APROVEITAR A SUAZILÂNDIA

Dino Foi considera que seria “fácil” incrementar as relações comerciais com os dois países, sob uma fórmula muito utilizada pela Formosa. “Taiwan tem um modelo de atuação muito interessante, que consiste na instalação de uma autoridade de exportação e importação, o que facilita o processo de interação comercial. Seria uma boa ideia para implementar em Moçambique”, defendeu, propondo a criação de uma câmara de comércio bilateral.

“Não precisaríamos, num primeiro momento, de uma intervenção do Estado moçambicano como tal. Mais tarde, poderia ser criada uma espécie de representação comercial que não precisa ser demasiadamente burocrática. Este seria um mecanismo para estabelecer relações comerciais” defendeu.
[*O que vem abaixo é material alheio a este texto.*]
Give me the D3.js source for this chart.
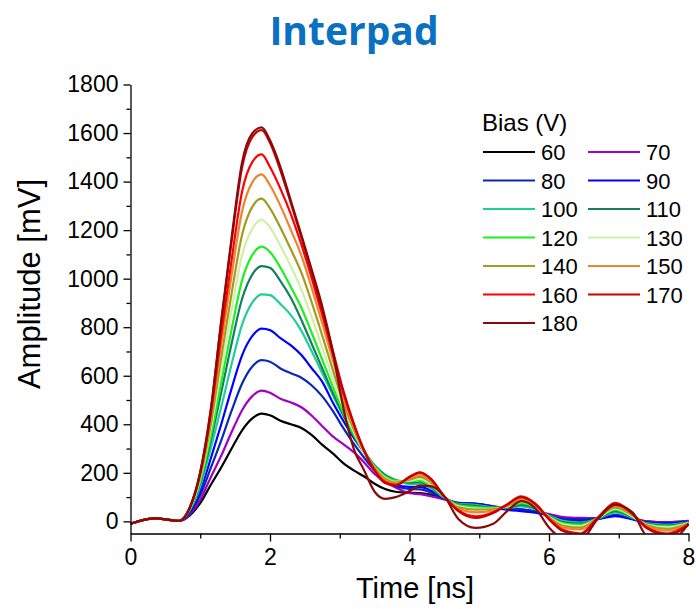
<!DOCTYPE html>
<html>
<head>
<meta charset="utf-8">
<script src="https://cdn.jsdelivr.net/npm/d3@7"></script>
<style>
  html, body { margin: 0; padding: 0; background: #fff; }
  svg { display: block; }
</style>
</head>
<body>
<svg id="chart" width="696" height="609"></svg>
<script>
// Sample times (ns) shared by every waveform
const timeNs = [0, 0.35, 0.7, 0.85, 1.0, 1.15, 1.3, 1.45, 1.6, 1.75, 1.88,
  2.0, 2.15, 2.3, 2.45, 2.6, 2.75, 2.9, 3.05, 3.2, 3.35, 3.5, 3.65, 3.8,
  4.0, 4.15, 4.3, 4.5, 4.7, 4.95, 5.2, 5.4, 5.6, 5.8, 6.0, 6.2, 6.45, 6.7, 6.95, 7.2, 7.4, 7.7, 8.0];

// Bias voltages (V)
const biasLevels = [60, 70, 80, 90, 100, 110, 120, 130, 140, 150, 160, 170, 180];

// Averaged pulse amplitude (mV) per bias voltage
const amp60  = [-10, 12, 2, 25, 75, 150, 222, 300, 375, 425, 444, 437, 415, 400, 385, 355, 315, 280, 240, 210, 185, 155, 133, 122, 118, 116, 110, 92, 76, 72, 62, 52, 48, 40, 28, 14, 10, 12, 25, 12, 0, -4, 2];
const amp70  = [-10, 12, 2, 29, 89, 181, 270, 368, 458, 517, 539, 530, 505, 490, 470, 435, 392, 350, 318, 285, 243, 195, 162, 140, 116, 112, 104, 90, 75, 72, 62, 53, 50, 42, 30, 18, 14, 13, 26, 12, 0, -4, 2];
const amp80  = [-10, 12, 2, 35, 108, 219, 333, 456, 568, 639, 664, 658, 630, 610, 592, 560, 515, 455, 385, 320, 262, 210, 170, 146, 134, 132, 120, 93, 74, 72, 60, 52, 48, 40, 26, 10, 8, 11, 26, 10, -4, -8, 0];
const amp90  = [-10, 12, 2, 40, 125, 258, 399, 548, 684, 765, 794, 788, 755, 725, 685, 630, 575, 490, 415, 345, 285, 225, 180, 152, 142, 142, 128, 95, 75, 72, 58, 48, 42, 36, 24, 6, 2, 9, 22, 8, -6, -9, -2];
const amp100 = [-10, 12, 2, 46, 144, 299, 470, 648, 811, 903, 935, 932, 895, 850, 785, 700, 610, 520, 435, 355, 290, 232, 192, 170, 154, 154, 137, 97, 72, 68, 58, 56, 62, 50, 24, 2, -5, 11, 36, 14, -8, -14, -4];
const amp110 = [-10, 12, 2, 49, 158, 331, 530, 733, 917, 1019, 1052, 1045, 990, 920, 830, 730, 630, 530, 440, 355, 285, 228, 190, 170, 160, 162, 143, 98, 70, 64, 56, 58, 68, 54, 22, -3, -9, 12, 42, 16, -10, -17, -5];
const amp120 = [-10, 12, 2, 51, 166, 351, 572, 792, 994, 1099, 1132, 1110, 1045, 965, 880, 775, 665, 555, 450, 360, 285, 225, 185, 168, 165, 168, 148, 99, 66, 59, 55, 60, 75, 58, 20, -8, -14, 12, 48, 18, -12, -21, -6];
const amp130 = [-10, 12, 2, 53, 178, 379, 628, 873, 1097, 1208, 1242, 1212, 1135, 1050, 955, 840, 715, 590, 470, 370, 285, 222, 180, 163, 168, 175, 155, 100, 62, 53, 52, 62, 80, 62, 18, -12, -20, 13, 52, 20, -14, -25, -7];
const amp140 = [-10, 12, 2, 55, 185, 399, 674, 940, 1181, 1298, 1330, 1290, 1210, 1120, 1025, 900, 765, 625, 490, 380, 288, 220, 176, 160, 172, 183, 162, 101, 58, 48, 50, 64, 88, 66, 16, -18, -26, 14, 58, 24, -16, -31, -9];
const amp150 = [-10, 12, 2, 56, 193, 422, 726, 1015, 1278, 1399, 1430, 1385, 1300, 1200, 1095, 960, 815, 665, 515, 390, 290, 218, 170, 155, 176, 191, 168, 102, 53, 37, 44, 66, 95, 70, 14, -25, -33, 15, 65, 28, -20, -38, -10];
const amp160 = [-10, 12, 2, 57, 198, 438, 768, 1078, 1359, 1482, 1512, 1460, 1370, 1265, 1140, 1000, 850, 690, 530, 400, 292, 212, 162, 150, 182, 202, 176, 103, 46, 21, 38, 70, 103, 74, 12, -35, -50, 16, 76, 32, -24, -50, -12];
const amp170 = [-10, 12, 2, 58, 205, 459, 820, 1156, 1459, 1585, 1612, 1560, 1445, 1310, 1170, 1025, 870, 705, 540, 405, 292, 208, 158, 148, 184, 201, 177, 102, 42, 14, 34, 69, 100, 72, 8, -40, -55, 14, 72, 30, -28, -56, -14];
const amp180 = [-10, 12, 2, 55, 200, 455, 825, 1170, 1480, 1600, 1623, 1570, 1460, 1320, 1180, 1035, 885, 700, 470, 300, 210, 122, 93, 100, 125, 147, 145, 103, 10, -27, -10, 42, 83, 55, -25, -70, -75, 10, 68, 36, -60, -85, -10];

const amplitudes = [amp60, amp70, amp80, amp90, amp100, amp110, amp120, amp130, amp140, amp150, amp160, amp170, amp180];

const lineColors = ["#000000", "#a000c8", "#0a28b8", "#0000ff", "#1fcf98", "#12805e", "#1ef01e",
  "#d0f0a8", "#a49b1e", "#f0832e", "#ff0000", "#c80000", "#8a0a0a"];

const xTicksMajor = [0, 2, 4, 6, 8];
const xTicksMinor = [1, 3, 5, 7];
const yTicksMajor = [0, 200, 400, 600, 800, 1000, 1200, 1400, 1600, 1800];
const yTicksMinor = [100, 300, 500, 700, 900, 1100, 1300, 1500, 1700];

const series = biasLevels.map((b, i) => ({
  bias: b,
  color: lineColors[i],
  points: timeNs.map((t, k) => ({ t, v: amplitudes[i][k] }))
}));

const svg = d3.select("#chart");
const plot = { left: 130.5, right: 688.5, top: 84.5, bottom: 533.5 };

const x = d3.scaleLinear().domain([0, 8]).range([plot.left, plot.right]);
const y = d3.scaleLinear().domain([-50, 1800]).range([plot.bottom, plot.top]);

const font = "'Liberation Sans', Arial, sans-serif";

// Title
svg.append("text")
  .attr("x", 354).attr("y", 45)
  .attr("text-anchor", "middle")
  .attr("font-family", "'Open Sans', sans-serif")
  .attr("font-weight", "bold")
  .attr("font-size", 39)
  .attr("fill", "#0a70c0")
  .text("Interpad");

// Clip for the waveforms
svg.append("defs").append("clipPath").attr("id", "plotClip")
  .append("rect")
  .attr("x", plot.left).attr("y", plot.top)
  .attr("width", plot.right - plot.left + 2)
  .attr("height", plot.bottom - plot.top);

const line = d3.line()
  .x(d => x(d.t))
  .y(d => y(d.v))
  .curve(d3.curveMonotoneX);

svg.append("g").attr("clip-path", "url(#plotClip)")
  .selectAll("path")
  .data(series)
  .join("path")
  .attr("d", d => line(d.points))
  .attr("fill", "none")
  .attr("stroke", d => d.color)
  .attr("stroke-width", 2.2)
  .attr("stroke-linejoin", "round");

// Axes
function styleAxis(g) {
  g.select(".domain").attr("stroke", "#000").attr("stroke-width", 1.3);
  g.selectAll(".tick line").attr("stroke", "#000").attr("stroke-width", 1.3);
  g.selectAll(".tick text").attr("font-size", 23).attr("fill", "#000").attr("font-family", font);
}

svg.append("g")
  .attr("transform", `translate(0,${plot.bottom})`)
  .call(d3.axisBottom(x).tickValues(xTicksMinor).tickSize(5).tickFormat(""))
  .call(g => g.select(".domain").remove())
  .call(styleAxis);

svg.append("g")
  .attr("transform", `translate(0,${plot.bottom})`)
  .call(d3.axisBottom(x).tickValues(xTicksMajor).tickSize(8).tickSizeOuter(0).tickPadding(7).tickFormat(d3.format("d")))
  .call(styleAxis);

svg.append("g")
  .attr("transform", `translate(${plot.left},0)`)
  .call(d3.axisLeft(y).tickValues(yTicksMinor).tickSize(4).tickFormat(""))
  .call(g => g.select(".domain").remove())
  .call(styleAxis);

svg.append("g")
  .attr("transform", `translate(${plot.left},0)`)
  .call(d3.axisLeft(y).tickValues(yTicksMajor).tickSize(7).tickSizeOuter(0).tickPadding(5).tickFormat(d3.format("d")))
  .call(styleAxis);

// Axis titles
svg.append("text")
  .attr("x", 415).attr("y", 598)
  .attr("text-anchor", "middle")
  .attr("font-family", font).attr("font-size", 29)
  .text("Time [ns]");

svg.append("text")
  .attr("transform", "translate(40,284) rotate(-90)")
  .attr("text-anchor", "middle")
  .attr("font-family", font).attr("font-size", 31)
  .text("Amplitude [mV]");

// Legend
const legend = svg.append("g").attr("font-family", font);
legend.append("text")
  .attr("x", 482).attr("y", 131)
  .attr("font-size", 24)
  .text("Bias (V)");

const item = legend.selectAll("g.item")
  .data(series)
  .join("g")
  .attr("class", "item")
  .attr("transform", (d, i) => `translate(${i % 2 === 0 ? 483 : 588},${152 + Math.floor(i / 2) * 28.5})`);

item.append("line")
  .attr("x1", 0).attr("x2", 52).attr("y1", 0).attr("y2", 0)
  .attr("stroke", d => d.color).attr("stroke-width", 2.2);

item.append("text")
  .attr("x", 58).attr("y", 8)
  .attr("font-size", 22)
  .text(d => d.bias);
</script>
</body>
</html>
De acordo com o empresário moçambicano, numa primeira fase, a embaixada de Moçambique na vizinha Suazilândia, poderia ser importante pois as duas partes têm relações com esse reino da África Austral.

“A situação em que nos encontramos é complicada. Eu, até certo ponto, tenho jogado o papel de embaixador de Moçambique em Taiwan, mesmo sem credenciais do Estado moçambicano. Em Taiwan, ninguém faz um movimento a nível comercial ou diplomático com Moçambique sem me procurar, no entanto, é necessário que o Estado moçambicano comece a preocupar-se com isso. Neste exacto momento, por exemplo, eu estou a namorar um grupo de empresários taiwaneses dispostos a investir em Moçambique na área da agricultura, desde que haja abertura”, assegurou.